The events I attended ranged from the general like the Web 2.0 Summit, to the more specific like Mobile Tech 4 Social Change, Metaweb's Freebase Hack Day and the OpenSocial birthday party at MySpace's offices in SoMa. For each event, I would take a look at the list of attendees for interesting people and then try to contact them ahead of time, via email or Twitter, to arrange a time to say hi quickly. Twitter is a particularly useful tool for this right now as it is accessible, has high adoption amongst tech people and is close to an instant message. An @reply will often be picked up in real-time. Twittering that you are attending an event invites other people to say hi also. You can also use Twitter Search to follow the tag for an event or to look for other related terms. This will reveal yet more people to speak to.
While events are great places to meet people, they are less good for creating lasting relationships and discussing solid plans. I followed up with a large number of the people I met to create stronger connections, either via LinkedIn or by meeting in real life. Much of the second week of my trip was spent between these meetings. By the time I got on the flight home, I'd definitely created a set of contacts I would love to get an opportunity to talk to again or a reason to work with.
Results
The results of my trip are a much larger network and a better feeling for the kinds of people and companies working in San Francisco. I wasn't able to really get out to Silicon Valley. In many ways this was because there was so much happening in the city and it was easier to attend multiple events without spending hours on the CalTrain.
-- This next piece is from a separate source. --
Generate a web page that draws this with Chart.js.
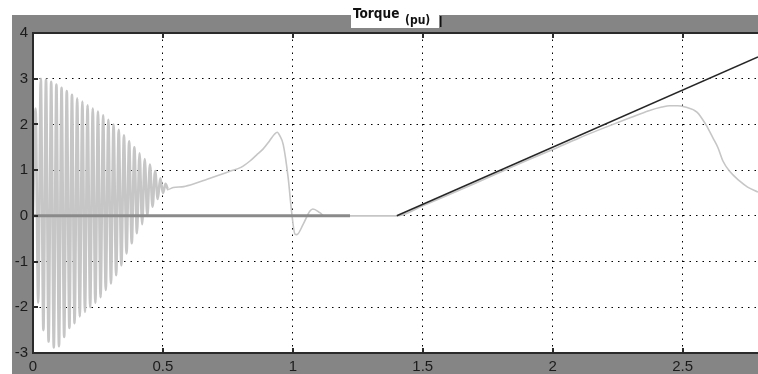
<!DOCTYPE html>
<html>
<head>
<meta charset="utf-8">
<script src="https://cdn.jsdelivr.net/npm/chart.js@4/dist/chart.umd.min.js"></script>
<style>
html,body{margin:0;padding:0;background:#fff;}
canvas{display:block;}
</style>
</head>
<body>
<canvas id="c" width="758" height="374"></canvas>
<script>
// ---- data ----
const xTicks = [0, 0.5, 1, 1.5, 2, 2.5];
const yTicks = [-3, -2, -1, 0, 1, 2, 3, 4];
const chartTitle = "Torque";
const chartUnit = "(pu)";

// electromagnetic torque (gray trace): time (s) and torque (pu)
const torqueT = [
  0.00,0.01,0.02,0.03,0.04,0.05,0.06,0.07,0.08,0.09,
  0.10,0.11,0.12,0.13,0.14,0.15,0.16,0.17,0.18,0.19,
  0.20,0.21,0.22,0.23,0.24,0.25,0.26,0.27,0.28,0.29,
  0.30,0.31,0.32,0.33,0.34,0.35,0.36,0.37,0.38,0.39,
  0.40,0.41,0.42,0.43,0.44,0.45,0.46,0.47,0.48,0.49,
  0.50,0.51,0.52,
  0.54,0.58,0.62,0.67,0.72,0.76,0.80,0.835,0.86,0.885,0.91,0.93,0.94,0.95,0.963,0.982,0.995,
  1.008,1.015,1.04,1.065,1.077,1.104,1.12,1.40,
  1.50,1.60,1.70,1.80,1.90,2.00,2.10,2.20,2.30,2.37,2.42,2.45,2.48,2.51,2.555,2.59,2.617,2.636,2.655,2.68,2.72,2.75,2.79
];
const torqueV = [
  0.00,2.35,-1.90,3.00,-2.50,2.98,-2.75,2.93,-2.88,2.87,
  -2.85,2.80,-2.65,2.73,-2.45,2.65,-2.35,2.57,-2.20,2.50,
  -2.10,2.42,-2.00,2.35,-1.90,2.28,-1.78,2.20,-1.62,2.10,
  -1.48,2.00,-1.30,1.88,-1.08,1.76,-0.82,1.63,-0.60,1.50,
  -0.38,1.37,-0.18,1.24,0.00,1.12,0.20,0.98,0.37,0.82,
  0.50,0.70,0.58,
  0.62,0.64,0.70,0.80,0.90,0.98,1.06,1.20,1.33,1.46,1.64,1.79,1.83,1.75,1.56,0.83,0.10,
  -0.40,-0.41,-0.18,0.10,0.15,0.07,0.00,0.00,
  0.22,0.46,0.71,0.96,1.21,1.45,1.70,1.93,2.15,2.30,2.38,2.41,2.41,2.38,2.27,1.99,1.70,1.49,1.20,0.98,0.76,0.63,0.52
];

// reference trace at zero (dark gray) before the load ramp
const zeroT = [0, 1.22];
const zeroV = [0, 0];

// load torque ramp (black)
const loadT = [1.40, 2.79];
const loadV = [0.00, 3.475];

// ---- chart ----
const pts = (xs, ys) => xs.map((x, i) => ({x: x, y: ys[i]}));

const frame = {
  id: 'frame',
  beforeDraw(chart) {
    const ctx = chart.ctx, a = chart.chartArea;
    ctx.save();
    ctx.fillStyle = '#ffffff';
    ctx.fillRect(0, 0, chart.width, chart.height);
    ctx.fillStyle = '#858585';
    ctx.fillRect(12, 15, chart.width - 12, chart.height - 15);
    ctx.fillStyle = '#ffffff';
    ctx.fillRect(a.left, a.top, a.right - a.left, a.bottom - a.top);
    ctx.restore();
  },
  afterDatasetsDraw(chart) {
    const ctx = chart.ctx, a = chart.chartArea;
    const xs = chart.scales.x, ys = chart.scales.y;
    ctx.save();
    ctx.strokeStyle = '#2a2a2a';
    ctx.lineWidth = 2;
    ctx.beginPath();
    ctx.moveTo(a.right + 2, a.top);
    ctx.lineTo(a.left, a.top);
    ctx.lineTo(a.left, a.bottom);
    ctx.lineTo(a.right + 2, a.bottom);
    ctx.stroke();
    // inner tick marks
    ctx.lineWidth = 2;
    ctx.beginPath();
    xTicks.forEach(v => {
      const px = Math.round(xs.getPixelForValue(v));
      ctx.moveTo(px, a.bottom); ctx.lineTo(px, a.bottom - 5);
      ctx.moveTo(px, a.top); ctx.lineTo(px, a.top + 5);
    });
    yTicks.forEach(v => {
      const py = Math.round(ys.getPixelForValue(v));
      ctx.moveTo(a.left, py); ctx.lineTo(a.left + 5, py);
    });
    ctx.stroke();
    // title box
    ctx.fillStyle = '#ffffff';
    ctx.fillRect(351, 15, 88, 13);
    ctx.fillStyle = '#111';
    ctx.fillRect(440, 16, 1.5, 11);
    ctx.textBaseline = 'alphabetic';
    ctx.textAlign = 'left';
    ctx.font = 'bold 13.5px "DejaVu Sans Condensed", "DejaVu Sans", sans-serif';
    ctx.fillText(chartTitle, 353, 18);
    ctx.font = 'bold 12px "DejaVu Sans Condensed", "DejaVu Sans", sans-serif';
    ctx.fillText(chartUnit, 405, 24);
    ctx.restore();
  }
};

new Chart(document.getElementById('c'), {
  type: 'line',
  data: {
    datasets: [
      {
        data: pts(torqueT, torqueV),
        borderColor: '#c6c6c6',
        borderWidth: 1.6,
        pointRadius: 0,
        cubicInterpolationMode: 'monotone',
        segment: {
          borderWidth: c => (c.p0.parsed.x < 0.52 ? 2.6 : 1.6)
        },
        order: 3
      },
      {
        data: pts(zeroT, zeroV),
        borderColor: '#8a8a8a',
        borderWidth: 3,
        pointRadius: 0,
        order: 2
      },
      {
        data: pts(loadT, loadV),
        borderColor: '#262626',
        borderWidth: 1.6,
        pointRadius: 0,
        order: 1
      }
    ]
  },
  options: {
    responsive: false,
    animation: false,
    layout: {padding: {top: 33, left: 0, right: 0, bottom: 0}},
    plugins: {legend: {display: false}, tooltip: {enabled: false}, title: {display: false}},
    scales: {
      x: {
        type: 'linear',
        min: 0,
        max: 2.79,
        afterBuildTicks: s => { s.ticks = xTicks.map(v => ({value: v})); },
        afterFit: s => { s.height = 21; },
        grid: {color: '#000', lineWidth: 1, drawTicks: false},
        border: {display: false, dash: [1.5, 5]},
        ticks: {
          padding: 5,
          color: '#1c1c1c',
          font: {family: '"Liberation Sans", Arial, sans-serif', size: 15},
          callback: v => String(v),
          maxRotation: 0
        }
      },
      y: {
        type: 'linear',
        min: -3,
        max: 4,
        afterBuildTicks: s => { s.ticks = yTicks.map(v => ({value: v})); },
        afterFit: s => { s.width = 33; },
        grid: {color: '#000', lineWidth: 1, drawTicks: false},
        border: {display: false, dash: [1.5, 5]},
        ticks: {
          padding: 5,
          color: '#1c1c1c',
          font: {family: '"Liberation Sans", Arial, sans-serif', size: 15},
          callback: v => String(v)
        }
      }
    }
  },
  plugins: [frame]
});
</script>
</body>
</html>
Some of the contacts led to immediate conversations about work, both contract and full-time. Most did not. However, I've just started work on a contract with Huddle, a company of lovely people that I first met in June and have come to know relatively well due to their excellent DrinkTank event. It's my experience that nothing can be done in a hurry. Whether your goal is to find a job, colleagues for a new project, employees for an existing one or investors to take an idea forward, start early and expect to spend some time on it.
8:02, Tuesday November 4th, 2008 • feeling relaxed • no comments
I went along to the Mobile 2.0 drinks and met a good mix of people. Some locals, which means I now have a list of coffee places in Mission to hit. Plus, it was just over 24 hours after I landed that someone said the magic words: "So are you going to the Digg party tomorrow?" It's a party for the election, which kills two birds with one stone. Ideal!
I also met some more industry people. It was especially good to meet the guys from mobile search engine Taptu. Ironic that we meet here given that they are Cambridge-based. I also met one of Yahoo's mobile team and we exchanged mobile anecdotes.
Tomorrow I'm going to Mobile Tech for Social Change. A BarCamp for mobile with a social twist. It is hosted at the Google.org office in SF (not Mountain View sadly, will have to find another way to get down there).
The focus of events has been mobile so far. I'm experienced in the sector, but not wedded to it. I'm interested to see what's going on, but there is the broader Web 2.0 Summit coming up, with all it's associated aspects. I'm looking forward to meeting people there.